The learned Additional Solicitor General relied upon Collector of Central Excise, Bombay-I and Another v. M/s. Parle Exports (P) Ltd. [(1989) 1 SCC 345] for raising the contention that the interpretation of the Executive should receive due consideration. It is not a case where the doctrine of 'Contemporanea Expositio' can be invoked. The order relied upon by the learned Counsel has been impugned by the Respondents by filing the writ petition. It, therefore, cannot be said that by reason thereof the notification had been constructed on administrative side. Reliance was also placed by the learned Additional Solicitor General on H.M. Bags Manufacturer v. Collector of Central Excise [(1997) 11 SCC 696] wherein having regard to the use of the expression "henceforth" the order of the Board was held to have a prospective operation. The said decision, therefore, has no application in the present case. Furthermore, registration at the inland container depot was to remain valid for a period of 12 months only and in that view of the matter too, it cannot be said that the Central Government intended to deprive the Respondents herein who were agriculturists from the benefit of the aforementioned notification dated 7-4-1997 only for a limited period, viz., between 7-4-1997 and 27-11- 1997. We, therefore, are of the opinion that the High Court cannot be said to have committed any error in arriving at the aforementioned conclusion.
 
Reasoning of Judgment:- The Apex Court noted that an exemption notification, it is trite, must be construed having regard to the object and purport which the same seeks to achieve.
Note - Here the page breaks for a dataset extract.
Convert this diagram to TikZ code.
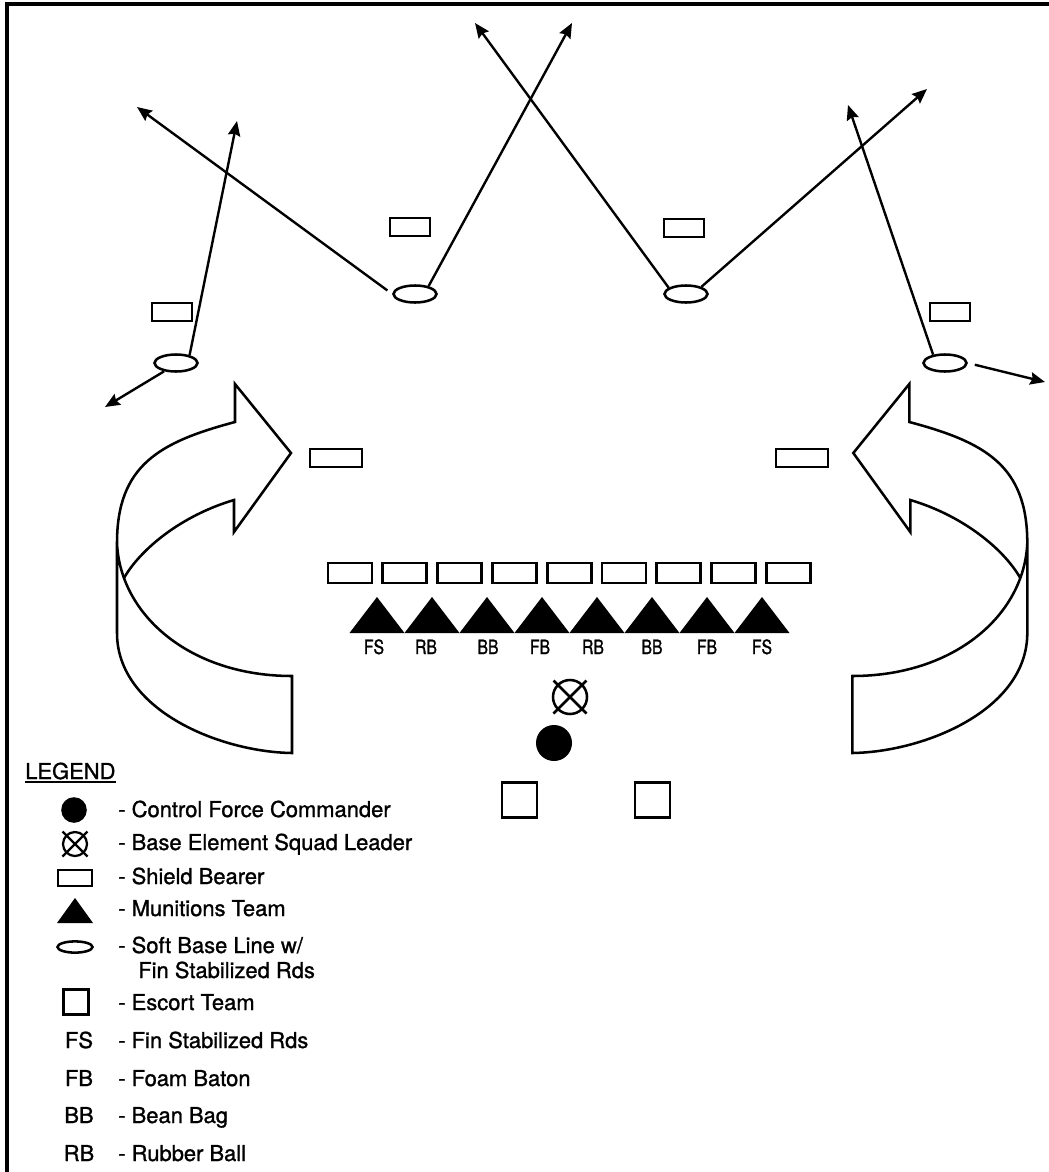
\documentclass[tikz,border=0pt]{standalone}
\usepackage{fontspec}
\setmainfont[FakeBold=1.2]{TeX Gyre Heros}
\newfontfamily\narrowfont[FakeStretch=0.8, FakeBold=1.2]{TeX Gyre Heros}
\usetikzlibrary{arrows.meta, shapes.geometric}
\newcommand{\legfont}{\fontsize{15.6}{19}\selectfont}
\tikzset{
    shield/.style={rectangle, draw=black, line width=2pt, minimum width=1.0cm, minimum height=0.45cm, inner sep=0pt},
    softbase/.style={ellipse, draw=black, line width=1.8pt, minimum width=1.075cm, minimum height=0.425cm, inner sep=0pt},
    escort/.style={rectangle, draw=black, line width=2pt, minimum size=0.875cm, inner sep=0pt},
    commander/.style={circle, fill=black, minimum size=0.9cm, inner sep=0pt},
    squadlead/.style={circle, draw=black, line width=1.8pt, minimum size=0.85cm, inner sep=0pt},
    arrow/.style={line width=1.7pt, -{Stealth[length=0.37cm, width=0.31cm, inset=0.05cm]}},
    band/.style={line width=1.8pt, line join=miter},
    legendtext/.style={anchor=base west, inner sep=0pt, font=\legfont},
    teamlabel/.style={anchor=base, inner sep=0pt, font=\narrowfont\fontsize{14}{16}\selectfont}
}
% one curved turning arrow, drawn for the left flank
\newcommand{\turnarrow}{%
    \draw[band] (117,543) .. controls (117,465) and (160,442) .. (235,422) -- (235,384) -- (291,453) -- (234,532) -- (234,500) .. controls (180,516) and (140,550) .. (124,578);
    \draw[band] (117,543) .. controls (120,615) and (190,676) .. (292,676) -- (292,753) .. controls (220,752) and (117,710) .. (117,633) -- cycle;
}

\begin{document}
\begin{tikzpicture}[x=0.025cm, y=-0.025cm]
    \useasboundingbox (0,0) rectangle (1049,1172);
    \draw[line width=2.3pt] (7,1172) -- (7,4) -- (1049,4);

    % Soft base line and forward shields
    \node[softbase] (sb1) at (176,363) {};
    \node[softbase] (sb2) at (415,294) {};
    \node[softbase] (sb3) at (686,294) {};
    \node[softbase] (sb4) at (945,363) {};
    \node[shield] (sh1) at (172,312) {};
    \node[shield] (sh2) at (410,227) {};
    \node[shield] (sh3) at (684,228) {};
    \node[shield] (sh4) at (950,312) {};
    \node[shield, minimum width=1.3cm] (sh5) at (336,458) {};
    \node[shield, minimum width=1.3cm] (sh6) at (802,458) {};

    % Fire directions
    \coordinate (tip1) at (105,407);
    \coordinate (tip2) at (237,121);
    \coordinate (tip3) at (137,107);
    \coordinate (tip4) at (572,23);
    \coordinate (tip5) at (475,23);
    \coordinate (tip6) at (927,89);
    \coordinate (tip7) at (848,105);
    \coordinate (tip8) at (1045,382);
    \draw[arrow] (sb1.215) -- (tip1);
    \draw[arrow] (sb1.30) -- (tip2);
    \draw[arrow, shorten <=0.15cm] (sb2.west) -- (tip3);
    \draw[arrow] (sb2.30) -- (tip4);
    \draw[arrow] (sb3.160) -- (tip5);
    \draw[arrow] (sb3.25) -- (tip6);
    \draw[arrow] (sb4.145) -- (tip7);
    \draw[arrow, shorten <=0.18cm] (sb4.east) -- (tip8);

    % Flanking movement
    \begin{scope}
        \turnarrow
    \end{scope}
    \begin{scope}[xshift=28.6cm, xscale=-1]
        \turnarrow
    \end{scope}

    % Base line: shields and munitions teams
    \foreach \i in {0,...,8}
        \node[shield, minimum width=1.1cm, minimum height=0.5cm] (row\i) at ({350+54.8*\i},573) {};
    \foreach \i/\x/\lab in {0/374/FS,1/426/RB,2/488/BB,3/540/FB,4/593/RB,5/652/BB,6/707/FB,7/762/FS}
    {
        \fill ({349.5+55*\i},633) -- ++(27.5,-36) -- ++(27.5,36) -- cycle;
        \node[teamlabel] (team\i) at (\x,654) {\lab};
    }

    % Leaders and escort
    \node[squadlead] (bsl) at (570,697) {};
    \draw[line width=1.8pt] ([shift={(-16.5,-16.5)}]bsl.center) -- ([shift={(16.5,16.5)}]bsl.center);
    \draw[line width=1.8pt] ([shift={(-16.5,16.5)}]bsl.center) -- ([shift={(16.5,-16.5)}]bsl.center);
    \node[commander] (cfc) at (554,743) {};
    \node[escort] (esc1) at (519.5,800) {};
    \node[escort] (esc2) at (652.5,800) {};

    % Legend
    \node[legendtext] (legend) at (25,779) {LEGEND};
    \draw[line width=1.5pt] ([yshift=-0.08cm]legend.base west) -- ([yshift=-0.08cm]legend.base east);
    \node[commander, minimum size=0.64cm] (kcfc) at (74,810) {};
    \node[squadlead, minimum size=0.6cm, line width=1.6pt] (kbsl) at (75,844) {};
    \draw[line width=1.6pt] ([shift={(-12.5,-12.5)}]kbsl.center) -- ([shift={(12.5,12.5)}]kbsl.center);
    \draw[line width=1.6pt] ([shift={(-12.5,12.5)}]kbsl.center) -- ([shift={(12.5,-12.5)}]kbsl.center);
    \node[shield, minimum width=0.85cm, minimum height=0.4cm] (ksh) at (75,878) {};
    \fill (57,923) -- (75,898) -- (93,923) -- cycle;
    \node[softbase, minimum width=0.875cm, minimum height=0.28cm] (ksb) at (75,947) {};
    \node[escort, minimum size=0.62cm] (kesc) at (76,1002) {};
    \foreach \y/\txt [count=\k] in {817/{Control Force Commander}, 850/{Base Element Squad Leader}, 884/{Shield Bearer}, 916/{Munitions Team}, 953/{Soft Base Line w/}, 1010/{Escort Team}, 1048/{Fin Stabilized Rds}, 1086/{Foam Baton}, 1123/{Bean Bag}, 1161/{Rubber Ball}}
        \node[legendtext] (key\k) at (118,\y) {- \txt};
    \node[legendtext] (key11) at (138,978) {Fin Stabilized Rds};
    \foreach \y/\lab in {1048/FS, 1086/FB, 1123/BB, 1161/RB}
        \node[legendtext, anchor=base] (code\lab) at (79,\y) {\lab};
\end{tikzpicture}
\end{document}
It is also well-settled that an expression used in a statute should be given its ordinary meaning unless it leads to an anomalous or absurd situation.
 
 
Decision:- Appeal dismissed.
 
Comment:- This has a land mark decision by Apex Court. The main gist of the notification is that when the words are substituted by an notification in place of addition or amendment, then such substitution will have retrospective effect.